When faced with expressions like \((-64 p^8)^{1/2}\), the Power of a Product Property is a handy tool to break things down. This property allows us to distribute an exponent over a product, applying the exponent to each factor individually.
For example, with our task at hand:

• Start by looking at the expression inside the parenthesis: \(-64 p^8\).
• According to the Power of a Product Property, apply the exponent \(\frac{1}{2}\) to each part separately: \((-64)^{1/2} \times (p^8)^{1/2}\).

By distributing the exponents, our job becomes simpler. This is because you can now focus on solving smaller, less complex pieces.
In mathematics, breaking down big tasks into small parts is sometimes half the victory!

You might wonder about that minus sign inside our square root, \((-64)^{1/2}\). That's where imaginary numbers step in. A number that when squared gives a negative result is imaginary.

Here's how it works:

• The negative sign under the root tells us we're dealing with a number that isn’t real in our typical number sense.
• Imaginary numbers are represented using the symbol \(i\), where \(i\) is defined as the square root of \(-1\).

Therefore, the square root calculations proceed like so:

• Inside the square root, separate the negative sign, so basically we're finding \(\sqrt{64} \cdot \sqrt{-1}\).
• This translates to \(8 \cdot i\), which simplifies \((-64)^{1/2}\) to \(8i\).

This is how imaginary numbers can transform a seemingly unsolvable calculation into something solvable! It’s like having a mathematical wildcard to overcome the hurdle of negative square roots.
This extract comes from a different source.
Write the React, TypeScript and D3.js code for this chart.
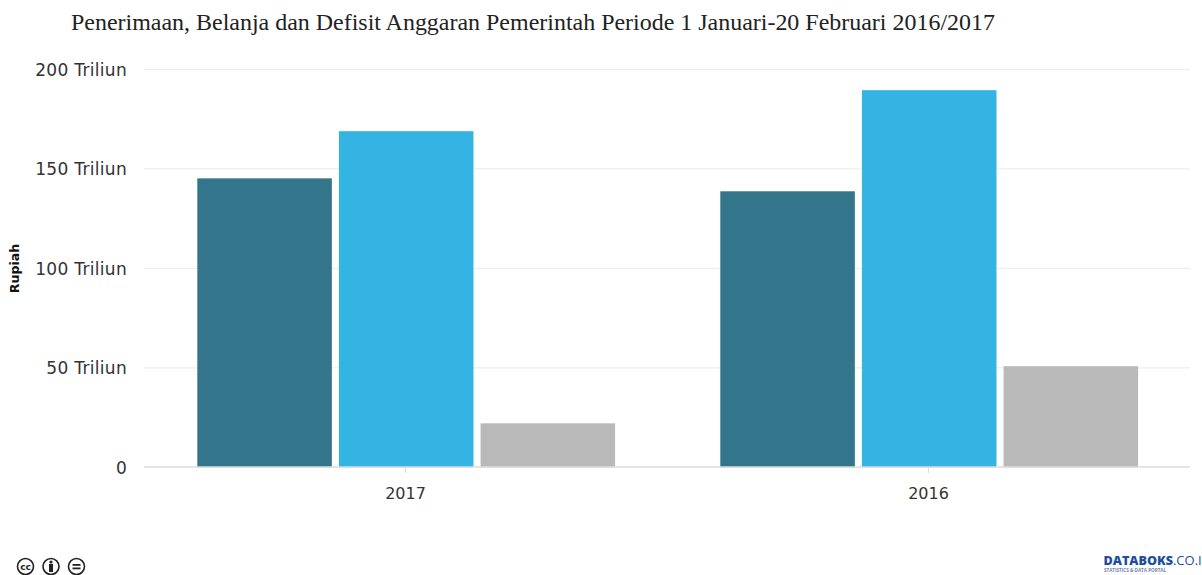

Working with exponents can seem like an intimidating task at first. In algebra, exponents signify repeated multiplication. The expression \(p^8\) means multiplying \(p\) by itself eight times.

Here's how to simplify expressions like \((p^8)^{1/2}\):

• When an exponent is raised to a power, multiply the exponents together. That's the rule at play here: \((x^a)^b = x^{a \times b}\).
• So in our example, \((p^8)^{1/2} = p^{8 \times \frac{1}{2}} = p^4\).

This rule shows that simplifying powers can truly slice down the complexity. You emerge with a more approachable expression, in this case, \(p^4\).
Understanding how these rules apply makes algebraic life much more manageable, allowing you to simplify and conquer daunting expressions with greater ease!